Laurel Mill closed by 1929 and was razed in the 1940s, and the grounds of the mill now include the City of Laurel Municipal Pool. The Laurel Museum currently sits opposite the Laurel Mill site, in a home constructed by the mill company.

==Snowden family==

The first building on the site of the Laurel Mill was a stone grist mill constructed in 1811 by Nicholas Snowden, a member of a prominent Maryland family. Snowden's parents "Major" Thomas Snowden and Ann Ridgely constructed a five-part, Georgian-style home, Montpelier Mansion, near the Patuxent River between 1781 and 1785. Nicholas Snowden was born at Montpelier Mansion in 1786, and owned the mansion from 1803 until his death in 1831. In addition to operating his family's 9,000 acre plantation and the Patuxent Ironworks, Snowden opened the grist mill in 1811; by 1820 the mill employed two workers and produced 10–15,000 bushels of flour.

==Horace Capron and the growth of Laurel Factory==

In 1834 Horace Capron, a businessman who had operated several mills, including Savage Mill in Savage, Maryland, married Nicholas Snowden's daughter Louisa Snowden. A year later, in 1835, he formed the Patuxent Manufacturing Company and expanded on the Laurel Mill building. Aided by the recent construction of the B&O Railroad, manufacturing boomed at Laurel Mill in the 1840s. By 1845 Capron operated both the Laurel Mill, then called Laurel Factory, and newly built Avondale Mill, employing between 700 and 800 women and men between the two buildings.

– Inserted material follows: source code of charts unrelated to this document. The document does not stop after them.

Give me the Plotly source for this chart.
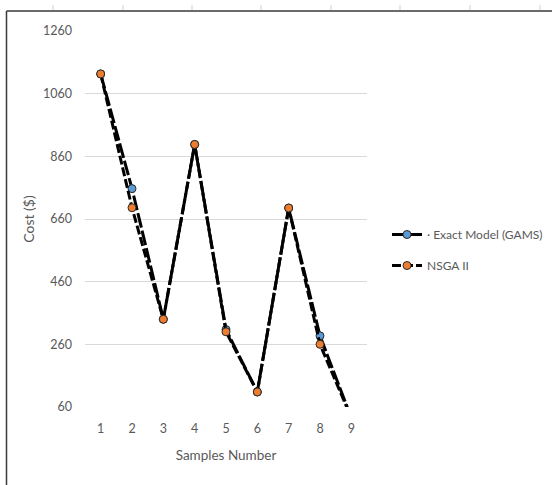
import plotly.graph_objects as go

# Sample indices and costs for the two solution methods
samples = [1, 2, 3, 4, 5, 6, 7, 8, 9]
exact_gams = [1123, 757, 340, 898, 307, 108, 695, 287, 25]
nsga_ii = [1123, 696, 340, 898, 300, 108, 695, 260, 25]

y_ticks = [60, 260, 460, 660, 860, 1060, 1260]

W, H = 552, 485
L, R, T, B = 85, 185, 31, 78
PW, PH = W - L - R, H - T - B


def px_x(px):
    return (px - L) / PW


def px_y(py):
    return (H - B - py) / PH


TEXT = "#595959"
FONT = "Lato"

fig = go.Figure()

fig.add_trace(go.Scatter(
    x=samples, y=exact_gams, name="· Exact Model (GAMS)",
    mode="lines+markers", legendgroup="a",
    line=dict(color="black", width=3, dash="15px,3px"),
    marker=dict(size=8, color="#5B9BD5", line=dict(color="#2a2a2a", width=1)),
))
fig.add_trace(go.Scatter(
    x=samples, y=nsga_ii, name="NSGA II",
    mode="lines+markers", legendgroup="b",
    line=dict(color="black", width=3, dash="9px,3px"),
    marker=dict(size=8, color="#ED7D31", line=dict(color="#2a2a2a", width=1)),
))

shapes = []
# frame around the chart (left and top edges)
shapes.append(dict(type="line", xref="paper", yref="paper",
                   x0=px_x(6.5), x1=px_x(W + 2), y0=px_y(11), y1=px_y(11),
                   line=dict(color="#3a3a3a", width=1.5)))
shapes.append(dict(type="line", xref="paper", yref="paper",
                   x0=px_x(6.5), x1=px_x(6.5), y0=px_y(11), y1=px_y(H + 2),
                   line=dict(color="#3a3a3a", width=1.5)))
# small ruler ticks along the top edge
for tx in [53, 123, 192, 261, 331, 400, 470, 540]:
    shapes.append(dict(type="line", xref="paper", yref="paper",
                       x0=px_x(tx), x1=px_x(tx), y0=px_y(5), y1=px_y(10),
                       line=dict(color="#cfcfcf", width=1)))

fig.update_layout(
    width=W, height=H,
    margin=dict(l=L, r=R, t=T, b=B, autoexpand=False),
    paper_bgcolor="white", plot_bgcolor="white",
    font=dict(family=FONT, color=TEXT, size=12),
    showlegend=True,
    legend=dict(x=px_x(387), y=px_y(220), xanchor="left", yanchor="top",
                font=dict(size=12, color=TEXT, family=FONT),
                traceorder="grouped", tracegroupgap=12,
                bgcolor="rgba(0,0,0,0)"),
    xaxis=dict(range=[0.5, 9.5], tickmode="array", tickvals=samples,
               ticktext=[str(s) for s in samples], showgrid=False,
               zeroline=False, showline=False, ticks="",
               ticklabelstandoff=12,
               tickfont=dict(size=12.5, color=TEXT),
               title=dict(text="Samples Number", font=dict(size=13.5, color=TEXT),
                          standoff=16)),
    yaxis=dict(range=[60, 1260], tickmode="array", tickvals=y_ticks,
               showgrid=True, gridcolor="#d9d9d9", gridwidth=1,
               zeroline=False, showline=False, ticks="",
               ticklabelstandoff=12,
               tickfont=dict(size=12.5, color=TEXT),
               title=dict(text="Cost ($)", font=dict(size=14, color=TEXT),
                          standoff=5)),
    shapes=shapes,
)

fig.write_html("out.html")
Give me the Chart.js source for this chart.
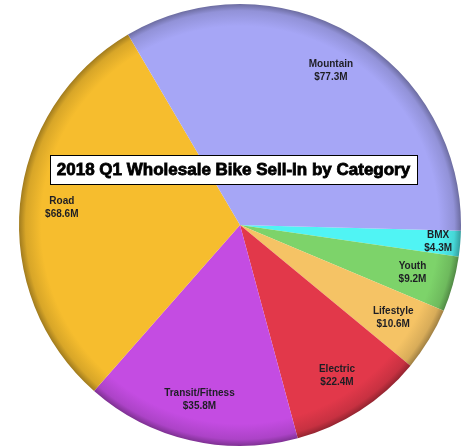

Business slowed soon after, and according to the 1850 census Patuxent Manufacturing Company only had 500 employees. That same year the company built a larger dam on the Patuxent River to allow it to shift from water wheel to water turbine power, and also added small steam engines.

In 1851 Horace Capron declared bankruptcy and soon after moved to Texas. Ownership of the mill was taken over by the Tiffany family of Baltimore, one of Capron's business partners. The mill went under the management of Robert Pilson, who operated the facility under a reduced 11-hour workload producing 4-4 Brown muslin "Laurel-D". A fire destroyed the mill in 1855, the same year mill workers went on strike for shorter hours. Already facing multiple business difficulties, the mill shut down operations during the Civil War.

During Capron's time in Laurel, the Patuxent Manufacturing Company oversaw the construction of fifty two-story stone and brick tenement style houses to rent to mill employees. Several of these buildings still stand on Main Street, including the building that now houses the Laurel Museum. As the number of men and women employed at the mill increased, the community in the surrounding environs grew into a company town, then known as of Laurel Factory.

==Post–Civil War and George Nye==
The company town of Laurel Factory was incorporated in 1870 as the city of Laurel, and the mill continued to be the primary employer in the city. George Nye, a Civil War veteran, served as superintendent of Laurel Mill from 1877 to 1885, during which the mill frequently was closed due to renovations or shortages of manufacturing material.

Ownership of the mill passed hands frequently in the last quarter of the nineteenth century, and after Nye's departure the building was auctioned off, and later operated under the name The Laurel Company.

==20th century==
Operations at the Laurel Mill in the early twentieth century focused solely on cotton duck. In 1901, the Laurel Mills company was consolidated into the Cotton Duck Company (of the Mount Vernon-Woodberry Cotton Duck Company). In 1911 the Consolidated Cotton Duck Company was leased by the Ramie Company of New England. During World War I, much like during the Civil War, mill operations shut down, and the building housed soldiers from Camp Meade, which later became Fort George G. Meade. Between 1922 and 1929 the mill built window shades for the Lapsley Interstate Shade Cloth Company, and shut down in 1929. The building and mill race stood until the 1940s, when it was destroyed. The abandoned dam remained across the Patuxent River until the 1960s, and a portion of the bulwark on the Prince George's County side of the river remains standing.